> [STATED GOAL] From the first line of the listing below to the line with "2430, 2490, 2550, 2610, 2670, 2730, 2790, 2850, 2910, 2970];", print each line exactly, and nothing more. Leave out the pictures.

> [RAW DATA]
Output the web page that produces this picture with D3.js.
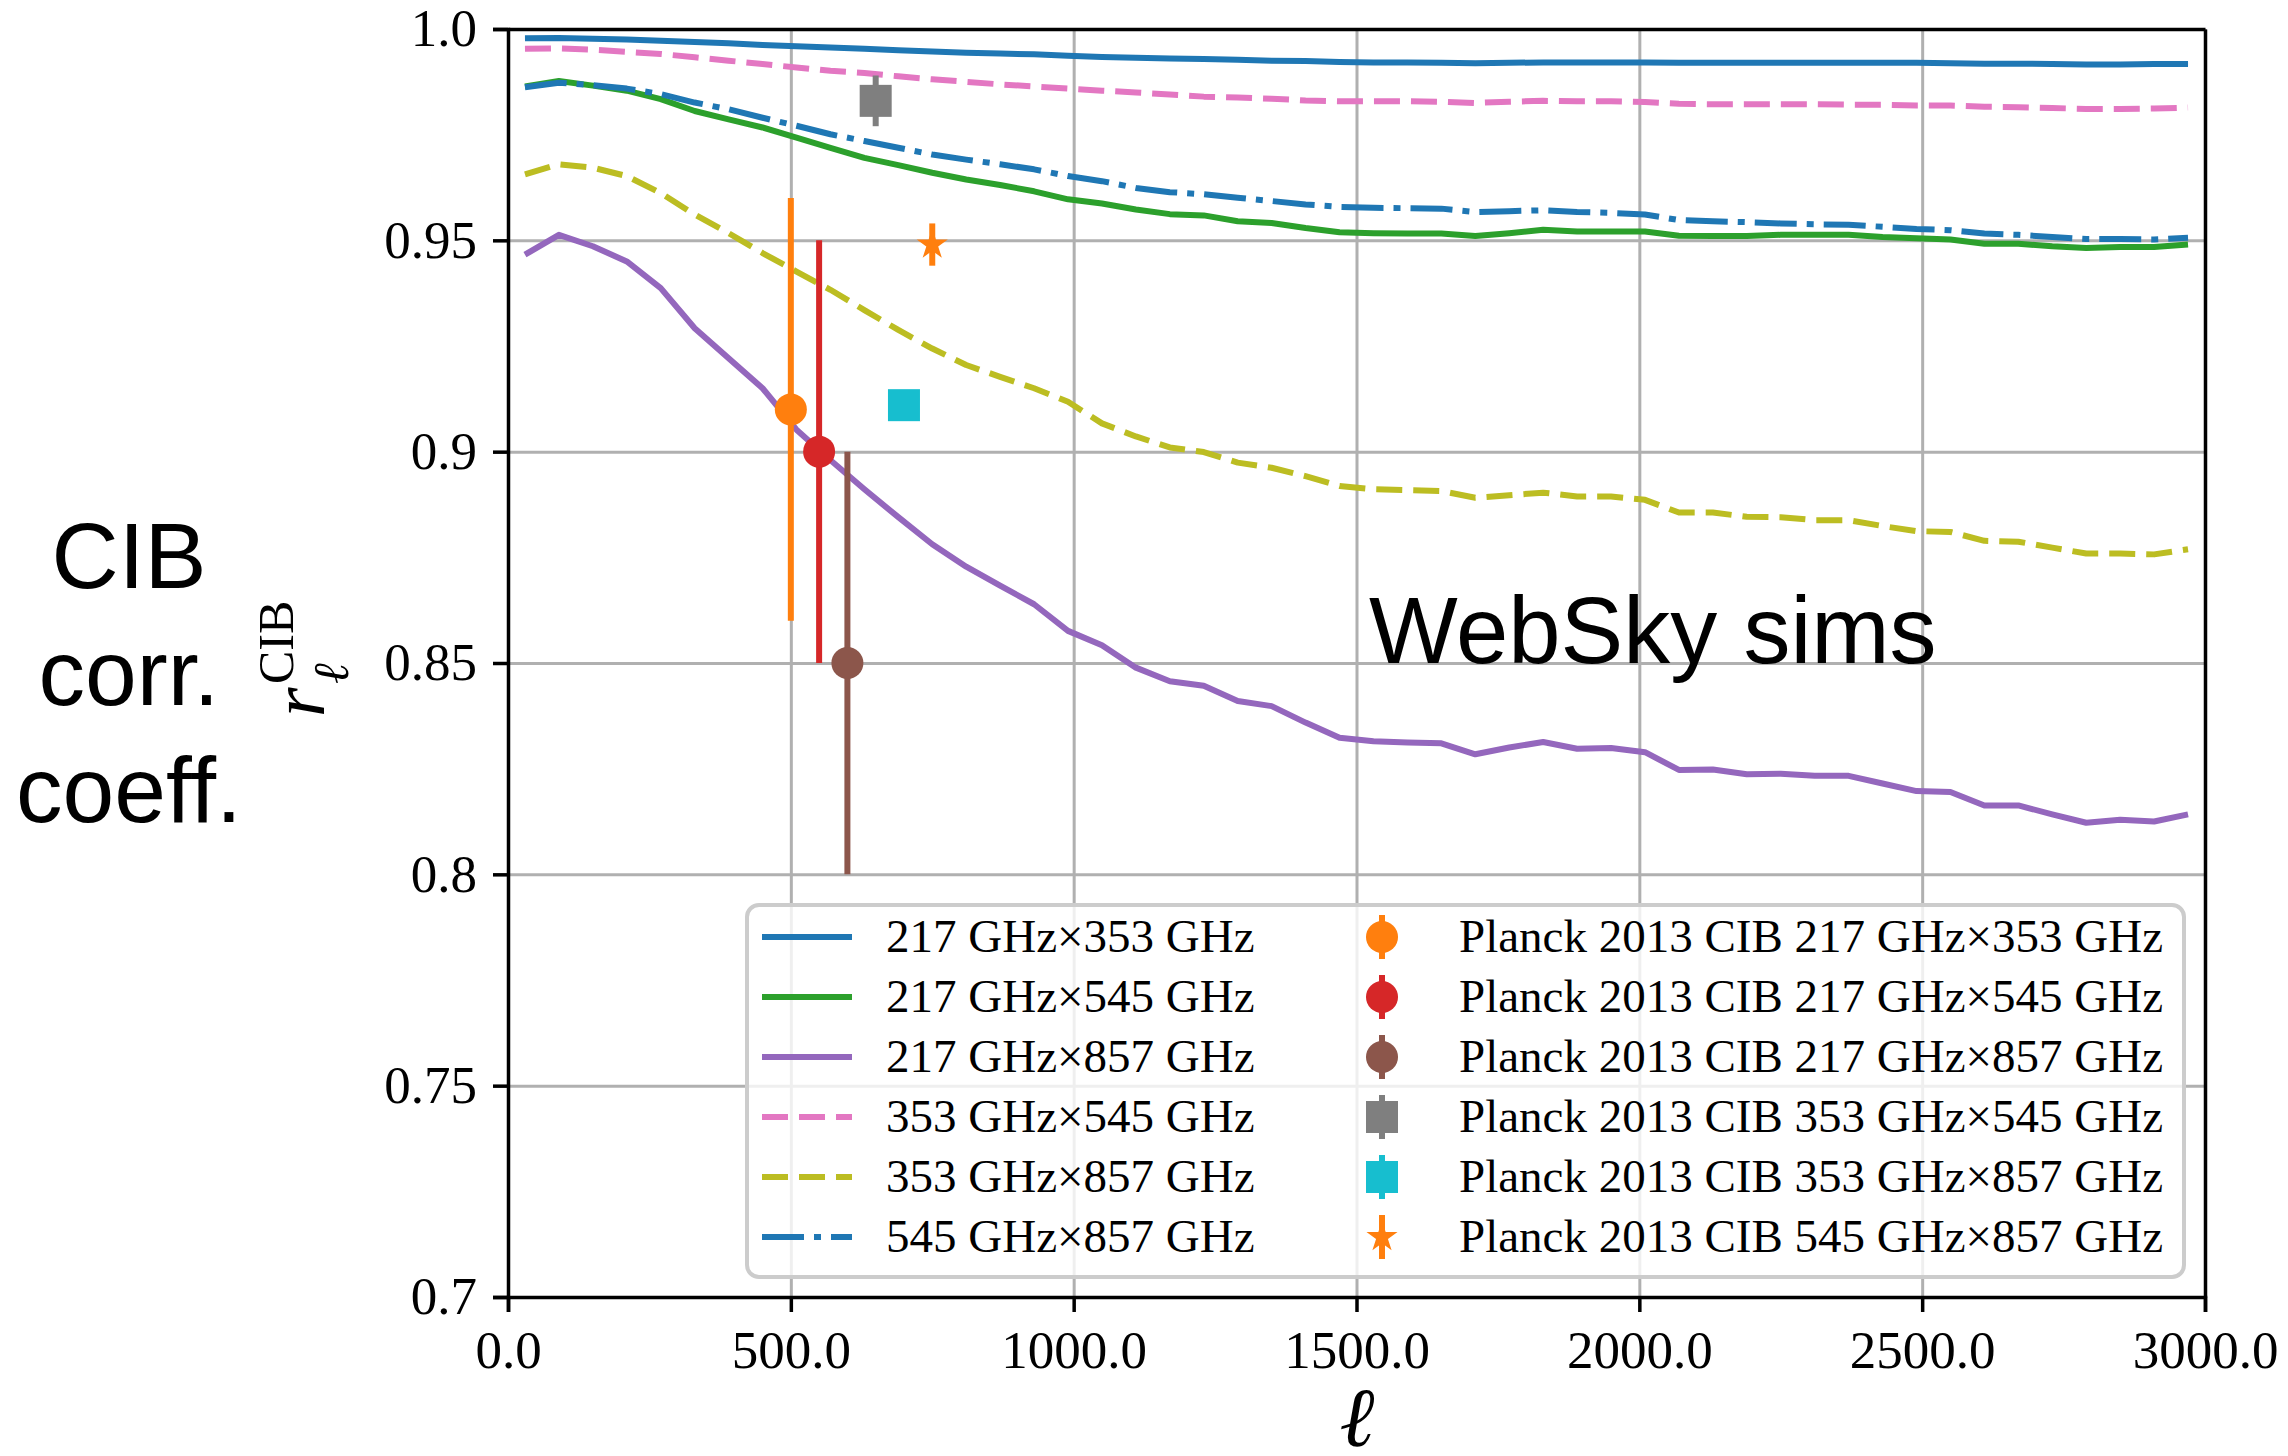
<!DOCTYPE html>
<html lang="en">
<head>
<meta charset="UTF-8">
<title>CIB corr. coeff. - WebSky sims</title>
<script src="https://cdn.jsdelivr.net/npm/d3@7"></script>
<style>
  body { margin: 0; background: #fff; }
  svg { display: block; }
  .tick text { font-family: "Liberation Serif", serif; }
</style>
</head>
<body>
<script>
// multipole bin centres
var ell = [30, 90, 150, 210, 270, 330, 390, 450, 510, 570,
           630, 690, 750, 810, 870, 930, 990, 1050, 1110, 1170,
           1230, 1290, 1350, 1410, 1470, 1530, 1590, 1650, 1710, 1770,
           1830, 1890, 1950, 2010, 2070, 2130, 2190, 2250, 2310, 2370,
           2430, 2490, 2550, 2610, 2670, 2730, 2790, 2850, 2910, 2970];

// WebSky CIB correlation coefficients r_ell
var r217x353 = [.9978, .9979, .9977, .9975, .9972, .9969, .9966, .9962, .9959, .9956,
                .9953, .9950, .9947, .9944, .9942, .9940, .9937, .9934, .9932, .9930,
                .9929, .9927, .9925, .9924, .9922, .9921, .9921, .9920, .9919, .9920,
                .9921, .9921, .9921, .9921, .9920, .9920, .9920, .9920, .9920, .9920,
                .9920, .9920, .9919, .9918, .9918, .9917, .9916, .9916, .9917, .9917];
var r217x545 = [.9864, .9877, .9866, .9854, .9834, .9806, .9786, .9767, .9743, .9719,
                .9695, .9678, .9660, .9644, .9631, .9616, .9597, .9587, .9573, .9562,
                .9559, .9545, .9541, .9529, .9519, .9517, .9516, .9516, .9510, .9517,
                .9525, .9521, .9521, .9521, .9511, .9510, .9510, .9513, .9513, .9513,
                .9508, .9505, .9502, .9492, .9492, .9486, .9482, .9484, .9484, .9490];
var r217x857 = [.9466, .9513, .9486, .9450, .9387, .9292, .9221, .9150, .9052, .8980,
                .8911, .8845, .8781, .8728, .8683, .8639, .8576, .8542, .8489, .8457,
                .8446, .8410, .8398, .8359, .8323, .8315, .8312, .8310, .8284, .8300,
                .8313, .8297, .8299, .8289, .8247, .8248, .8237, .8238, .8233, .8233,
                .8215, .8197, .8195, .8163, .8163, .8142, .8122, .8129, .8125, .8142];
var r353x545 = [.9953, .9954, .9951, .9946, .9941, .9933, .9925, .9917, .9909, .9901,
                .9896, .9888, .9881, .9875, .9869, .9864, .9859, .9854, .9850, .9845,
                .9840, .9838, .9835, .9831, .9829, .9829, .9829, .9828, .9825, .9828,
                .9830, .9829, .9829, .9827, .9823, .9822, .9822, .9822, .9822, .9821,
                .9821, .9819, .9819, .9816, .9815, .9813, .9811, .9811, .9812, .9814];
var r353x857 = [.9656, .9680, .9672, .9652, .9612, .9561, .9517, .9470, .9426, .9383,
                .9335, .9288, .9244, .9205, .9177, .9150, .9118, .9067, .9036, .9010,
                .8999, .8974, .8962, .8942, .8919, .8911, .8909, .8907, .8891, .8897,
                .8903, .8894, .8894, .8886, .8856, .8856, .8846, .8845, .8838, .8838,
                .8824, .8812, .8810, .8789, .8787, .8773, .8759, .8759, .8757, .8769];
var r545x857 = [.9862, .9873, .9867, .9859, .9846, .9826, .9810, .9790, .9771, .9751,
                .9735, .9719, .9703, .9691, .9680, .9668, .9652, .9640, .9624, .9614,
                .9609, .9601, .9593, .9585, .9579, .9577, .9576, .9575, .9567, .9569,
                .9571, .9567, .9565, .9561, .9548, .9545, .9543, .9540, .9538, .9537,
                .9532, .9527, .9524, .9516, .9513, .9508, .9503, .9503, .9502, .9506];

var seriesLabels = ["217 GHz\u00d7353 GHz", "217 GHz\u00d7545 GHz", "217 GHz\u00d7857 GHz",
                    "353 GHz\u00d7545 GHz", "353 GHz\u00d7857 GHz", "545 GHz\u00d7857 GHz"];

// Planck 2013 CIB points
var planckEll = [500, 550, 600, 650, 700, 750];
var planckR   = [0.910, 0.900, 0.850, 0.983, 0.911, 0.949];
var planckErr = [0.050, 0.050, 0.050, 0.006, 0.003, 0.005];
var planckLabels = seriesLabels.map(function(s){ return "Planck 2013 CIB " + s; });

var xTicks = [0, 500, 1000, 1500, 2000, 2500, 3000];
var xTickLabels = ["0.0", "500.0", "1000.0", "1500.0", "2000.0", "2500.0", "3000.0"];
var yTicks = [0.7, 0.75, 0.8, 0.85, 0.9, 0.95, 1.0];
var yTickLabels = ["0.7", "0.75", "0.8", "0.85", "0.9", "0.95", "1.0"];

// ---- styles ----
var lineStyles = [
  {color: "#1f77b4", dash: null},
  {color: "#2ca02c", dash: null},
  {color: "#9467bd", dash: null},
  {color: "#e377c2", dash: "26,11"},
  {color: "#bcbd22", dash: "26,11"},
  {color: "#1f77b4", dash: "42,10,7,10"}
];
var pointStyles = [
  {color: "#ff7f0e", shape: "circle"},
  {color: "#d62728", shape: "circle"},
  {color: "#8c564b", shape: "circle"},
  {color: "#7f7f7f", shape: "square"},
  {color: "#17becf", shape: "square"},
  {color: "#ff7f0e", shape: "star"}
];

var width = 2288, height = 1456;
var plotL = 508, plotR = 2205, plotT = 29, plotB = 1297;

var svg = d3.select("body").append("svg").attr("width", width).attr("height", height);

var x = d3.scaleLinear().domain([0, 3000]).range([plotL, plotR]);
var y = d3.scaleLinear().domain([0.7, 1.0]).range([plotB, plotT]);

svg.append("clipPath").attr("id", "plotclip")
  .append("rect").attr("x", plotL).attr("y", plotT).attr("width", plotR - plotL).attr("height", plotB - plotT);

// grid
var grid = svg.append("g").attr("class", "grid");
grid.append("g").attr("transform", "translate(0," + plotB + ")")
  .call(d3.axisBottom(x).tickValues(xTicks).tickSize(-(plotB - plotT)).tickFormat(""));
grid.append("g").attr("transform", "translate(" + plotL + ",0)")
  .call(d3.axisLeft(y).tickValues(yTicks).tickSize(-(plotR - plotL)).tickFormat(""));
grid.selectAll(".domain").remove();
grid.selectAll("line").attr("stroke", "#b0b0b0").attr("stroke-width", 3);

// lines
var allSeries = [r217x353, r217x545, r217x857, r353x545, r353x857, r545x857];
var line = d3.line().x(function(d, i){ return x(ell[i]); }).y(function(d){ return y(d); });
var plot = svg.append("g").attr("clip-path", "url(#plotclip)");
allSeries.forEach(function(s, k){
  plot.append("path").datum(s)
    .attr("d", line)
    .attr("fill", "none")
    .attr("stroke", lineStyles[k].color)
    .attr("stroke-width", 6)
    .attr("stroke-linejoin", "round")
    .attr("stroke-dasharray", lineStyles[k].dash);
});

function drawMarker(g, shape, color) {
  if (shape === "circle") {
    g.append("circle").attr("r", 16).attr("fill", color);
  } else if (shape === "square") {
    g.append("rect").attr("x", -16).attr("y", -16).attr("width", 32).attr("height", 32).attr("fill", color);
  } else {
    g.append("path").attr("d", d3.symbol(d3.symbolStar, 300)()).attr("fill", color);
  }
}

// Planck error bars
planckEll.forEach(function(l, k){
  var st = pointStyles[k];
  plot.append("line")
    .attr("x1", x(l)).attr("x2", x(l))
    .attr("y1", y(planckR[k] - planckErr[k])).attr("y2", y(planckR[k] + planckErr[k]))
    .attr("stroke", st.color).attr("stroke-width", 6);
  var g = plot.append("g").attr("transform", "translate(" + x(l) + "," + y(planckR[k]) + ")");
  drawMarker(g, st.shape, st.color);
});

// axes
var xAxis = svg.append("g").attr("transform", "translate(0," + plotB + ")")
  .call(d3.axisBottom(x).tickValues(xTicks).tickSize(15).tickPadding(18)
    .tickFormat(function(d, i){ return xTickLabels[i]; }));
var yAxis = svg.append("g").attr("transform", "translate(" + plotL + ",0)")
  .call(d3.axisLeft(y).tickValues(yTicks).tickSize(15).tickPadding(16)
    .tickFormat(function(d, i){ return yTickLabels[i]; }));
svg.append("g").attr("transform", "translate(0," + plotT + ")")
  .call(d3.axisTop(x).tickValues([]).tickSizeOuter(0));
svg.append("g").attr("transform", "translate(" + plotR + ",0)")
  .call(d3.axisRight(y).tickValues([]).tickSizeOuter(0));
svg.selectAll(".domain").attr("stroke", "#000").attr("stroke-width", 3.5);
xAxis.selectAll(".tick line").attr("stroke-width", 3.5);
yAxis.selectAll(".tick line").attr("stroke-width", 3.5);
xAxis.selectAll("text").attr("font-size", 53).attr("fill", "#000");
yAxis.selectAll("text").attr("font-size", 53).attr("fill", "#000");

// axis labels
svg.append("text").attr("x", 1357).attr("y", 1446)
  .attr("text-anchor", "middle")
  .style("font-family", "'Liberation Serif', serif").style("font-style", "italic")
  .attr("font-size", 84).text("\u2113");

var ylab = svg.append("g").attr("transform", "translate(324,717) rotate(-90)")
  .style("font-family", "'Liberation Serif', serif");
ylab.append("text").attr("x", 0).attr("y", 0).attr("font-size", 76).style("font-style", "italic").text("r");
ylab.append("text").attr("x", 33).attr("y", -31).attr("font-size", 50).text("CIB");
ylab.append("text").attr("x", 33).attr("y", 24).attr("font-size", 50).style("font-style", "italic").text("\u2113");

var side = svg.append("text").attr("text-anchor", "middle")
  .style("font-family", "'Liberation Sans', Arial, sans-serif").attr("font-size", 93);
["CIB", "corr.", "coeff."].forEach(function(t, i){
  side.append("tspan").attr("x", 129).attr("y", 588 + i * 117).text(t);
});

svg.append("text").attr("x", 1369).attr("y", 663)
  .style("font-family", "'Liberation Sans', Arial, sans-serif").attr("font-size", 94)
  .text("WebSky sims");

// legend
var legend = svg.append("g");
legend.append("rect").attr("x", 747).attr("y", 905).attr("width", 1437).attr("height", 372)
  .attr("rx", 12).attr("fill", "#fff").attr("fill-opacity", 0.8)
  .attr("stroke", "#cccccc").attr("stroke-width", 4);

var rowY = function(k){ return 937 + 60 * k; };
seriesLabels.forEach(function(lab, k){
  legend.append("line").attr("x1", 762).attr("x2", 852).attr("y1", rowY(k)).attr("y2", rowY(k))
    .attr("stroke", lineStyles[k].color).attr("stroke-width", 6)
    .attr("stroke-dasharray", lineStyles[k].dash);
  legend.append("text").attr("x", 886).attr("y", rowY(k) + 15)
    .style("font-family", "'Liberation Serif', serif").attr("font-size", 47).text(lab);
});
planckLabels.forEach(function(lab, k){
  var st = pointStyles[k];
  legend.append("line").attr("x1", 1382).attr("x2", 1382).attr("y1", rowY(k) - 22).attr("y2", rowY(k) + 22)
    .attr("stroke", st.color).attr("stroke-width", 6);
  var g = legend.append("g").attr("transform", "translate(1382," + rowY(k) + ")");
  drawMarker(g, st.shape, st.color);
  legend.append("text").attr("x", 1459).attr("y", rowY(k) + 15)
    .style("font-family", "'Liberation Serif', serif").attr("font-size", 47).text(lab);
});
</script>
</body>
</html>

> [RESULT OF THIS TASK]
Output the web page that produces this picture with D3.js.
<!DOCTYPE html>
<html lang="en">
<head>
<meta charset="UTF-8">
<title>CIB corr. coeff. - WebSky sims</title>
<script src="https://cdn.jsdelivr.net/npm/d3@7"></script>
<style>
  body { margin: 0; background: #fff; }
  svg { display: block; }
  .tick text { font-family: "Liberation Serif", serif; }
</style>
</head>
<body>
<script>
// multipole bin centres
var ell = [30, 90, 150, 210, 270, 330, 390, 450, 510, 570,
           630, 690, 750, 810, 870, 930, 990, 1050, 1110, 1170,
           1230, 1290, 1350, 1410, 1470, 1530, 1590, 1650, 1710, 1770,
           1830, 1890, 1950, 2010, 2070, 2130, 2190, 2250, 2310, 2370,
           2430, 2490, 2550, 2610, 2670, 2730, 2790, 2850, 2910, 2970];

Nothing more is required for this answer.